■ **WHAT NEEDS TO BE DONE**:
Give the number of lines holding the string "this", and nothing else.
╭─ DATASET ENTRIES
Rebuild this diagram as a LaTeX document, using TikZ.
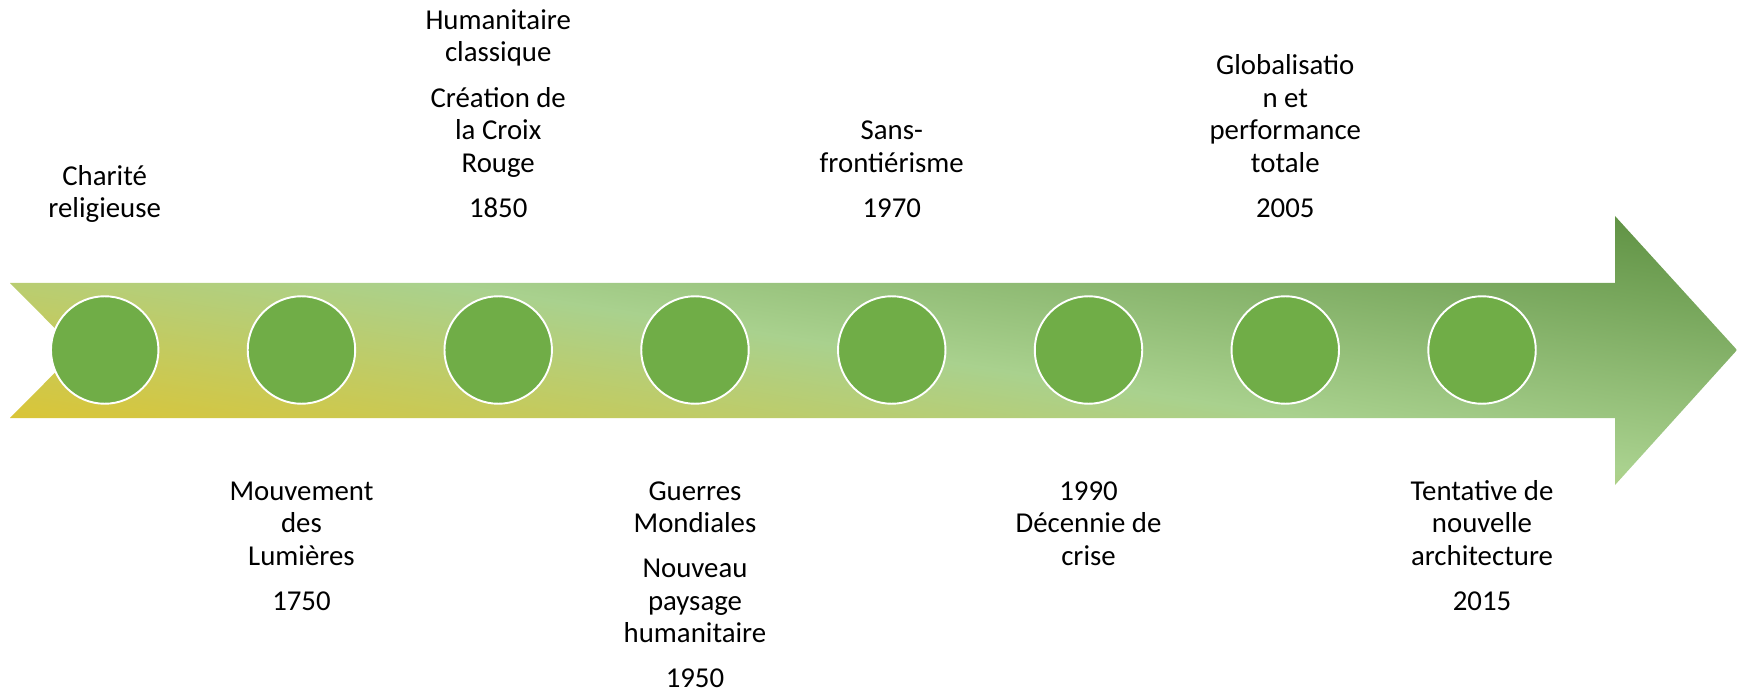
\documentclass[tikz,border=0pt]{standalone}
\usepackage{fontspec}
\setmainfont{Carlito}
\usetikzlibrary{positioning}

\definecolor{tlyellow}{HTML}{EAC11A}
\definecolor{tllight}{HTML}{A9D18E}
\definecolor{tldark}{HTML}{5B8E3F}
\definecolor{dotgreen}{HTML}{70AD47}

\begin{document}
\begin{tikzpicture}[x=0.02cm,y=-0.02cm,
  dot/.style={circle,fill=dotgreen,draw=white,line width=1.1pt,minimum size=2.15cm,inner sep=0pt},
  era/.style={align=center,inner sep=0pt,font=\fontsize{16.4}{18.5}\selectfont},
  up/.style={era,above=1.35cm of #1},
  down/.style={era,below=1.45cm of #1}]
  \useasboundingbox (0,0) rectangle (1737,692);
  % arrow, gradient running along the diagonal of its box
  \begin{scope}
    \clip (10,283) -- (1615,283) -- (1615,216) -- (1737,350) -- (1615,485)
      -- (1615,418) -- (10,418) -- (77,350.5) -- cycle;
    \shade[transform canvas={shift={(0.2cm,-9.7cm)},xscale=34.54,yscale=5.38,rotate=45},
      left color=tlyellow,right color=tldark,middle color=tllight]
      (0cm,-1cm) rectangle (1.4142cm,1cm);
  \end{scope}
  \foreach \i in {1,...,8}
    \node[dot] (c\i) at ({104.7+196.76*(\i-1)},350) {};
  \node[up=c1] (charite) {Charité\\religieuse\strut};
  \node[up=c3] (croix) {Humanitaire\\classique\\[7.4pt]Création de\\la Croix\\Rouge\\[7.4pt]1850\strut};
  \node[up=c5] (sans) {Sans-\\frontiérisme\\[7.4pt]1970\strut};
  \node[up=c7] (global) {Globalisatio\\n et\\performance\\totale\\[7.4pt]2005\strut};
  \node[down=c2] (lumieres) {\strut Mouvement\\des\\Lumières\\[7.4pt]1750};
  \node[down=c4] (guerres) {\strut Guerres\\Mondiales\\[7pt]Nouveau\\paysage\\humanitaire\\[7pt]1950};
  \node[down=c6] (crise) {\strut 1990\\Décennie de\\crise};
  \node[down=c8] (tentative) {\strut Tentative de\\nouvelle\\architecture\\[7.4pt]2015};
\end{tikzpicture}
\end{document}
╰─
╭─ DATASET ENTRIES
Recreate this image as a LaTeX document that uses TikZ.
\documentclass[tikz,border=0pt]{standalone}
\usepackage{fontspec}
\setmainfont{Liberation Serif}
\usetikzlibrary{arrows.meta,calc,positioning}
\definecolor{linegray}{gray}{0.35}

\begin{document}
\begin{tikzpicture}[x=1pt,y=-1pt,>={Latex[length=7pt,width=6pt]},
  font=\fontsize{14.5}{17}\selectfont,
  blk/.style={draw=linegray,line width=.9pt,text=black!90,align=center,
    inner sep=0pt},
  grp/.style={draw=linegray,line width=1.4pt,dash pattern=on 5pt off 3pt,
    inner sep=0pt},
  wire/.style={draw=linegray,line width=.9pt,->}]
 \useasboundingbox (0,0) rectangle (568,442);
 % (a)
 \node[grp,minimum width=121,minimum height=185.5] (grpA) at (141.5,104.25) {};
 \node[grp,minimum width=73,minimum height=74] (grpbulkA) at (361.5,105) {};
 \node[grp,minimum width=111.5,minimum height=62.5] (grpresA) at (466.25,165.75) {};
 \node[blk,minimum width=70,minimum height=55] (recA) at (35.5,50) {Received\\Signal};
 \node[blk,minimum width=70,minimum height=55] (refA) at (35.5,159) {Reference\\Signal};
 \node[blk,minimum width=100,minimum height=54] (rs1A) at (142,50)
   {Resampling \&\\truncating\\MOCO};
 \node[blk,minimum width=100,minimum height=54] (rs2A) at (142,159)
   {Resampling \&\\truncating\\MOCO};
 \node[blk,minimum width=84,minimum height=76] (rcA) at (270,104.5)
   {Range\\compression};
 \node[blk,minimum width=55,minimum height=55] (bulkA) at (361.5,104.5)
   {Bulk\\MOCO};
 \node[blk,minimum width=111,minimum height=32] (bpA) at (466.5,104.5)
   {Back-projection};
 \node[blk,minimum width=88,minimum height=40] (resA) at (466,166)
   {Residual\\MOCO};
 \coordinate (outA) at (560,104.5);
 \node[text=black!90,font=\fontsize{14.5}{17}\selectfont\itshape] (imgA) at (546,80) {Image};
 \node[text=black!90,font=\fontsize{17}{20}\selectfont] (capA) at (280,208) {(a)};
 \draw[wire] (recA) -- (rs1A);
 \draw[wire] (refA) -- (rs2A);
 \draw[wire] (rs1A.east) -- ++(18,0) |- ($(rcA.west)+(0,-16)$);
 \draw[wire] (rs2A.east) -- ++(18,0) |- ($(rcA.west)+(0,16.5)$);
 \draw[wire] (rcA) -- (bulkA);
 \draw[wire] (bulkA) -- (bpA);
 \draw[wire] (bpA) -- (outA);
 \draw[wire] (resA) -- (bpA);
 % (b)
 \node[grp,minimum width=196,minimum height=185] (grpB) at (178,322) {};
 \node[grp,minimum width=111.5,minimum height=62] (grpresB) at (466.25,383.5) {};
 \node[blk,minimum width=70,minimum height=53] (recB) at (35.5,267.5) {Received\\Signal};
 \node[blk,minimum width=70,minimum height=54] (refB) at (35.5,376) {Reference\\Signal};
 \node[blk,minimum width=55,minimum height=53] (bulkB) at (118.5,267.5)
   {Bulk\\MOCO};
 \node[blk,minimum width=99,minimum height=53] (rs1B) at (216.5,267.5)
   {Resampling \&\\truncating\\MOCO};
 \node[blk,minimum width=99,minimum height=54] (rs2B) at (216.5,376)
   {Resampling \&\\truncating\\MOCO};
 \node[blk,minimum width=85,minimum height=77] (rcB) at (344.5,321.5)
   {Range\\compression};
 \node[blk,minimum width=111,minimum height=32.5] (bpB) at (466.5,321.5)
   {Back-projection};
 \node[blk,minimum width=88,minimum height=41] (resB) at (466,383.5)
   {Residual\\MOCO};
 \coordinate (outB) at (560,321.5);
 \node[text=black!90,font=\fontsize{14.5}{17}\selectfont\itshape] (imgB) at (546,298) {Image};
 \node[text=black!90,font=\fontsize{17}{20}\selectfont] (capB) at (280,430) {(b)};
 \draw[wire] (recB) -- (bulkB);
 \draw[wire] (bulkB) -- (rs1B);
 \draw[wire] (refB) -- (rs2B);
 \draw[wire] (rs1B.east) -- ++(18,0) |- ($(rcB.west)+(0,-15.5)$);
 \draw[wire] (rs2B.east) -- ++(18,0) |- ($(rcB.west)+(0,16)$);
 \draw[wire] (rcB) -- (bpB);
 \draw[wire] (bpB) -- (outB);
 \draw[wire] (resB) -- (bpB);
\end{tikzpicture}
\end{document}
╰─
■ **OUTPUT OF THE TASK**:
2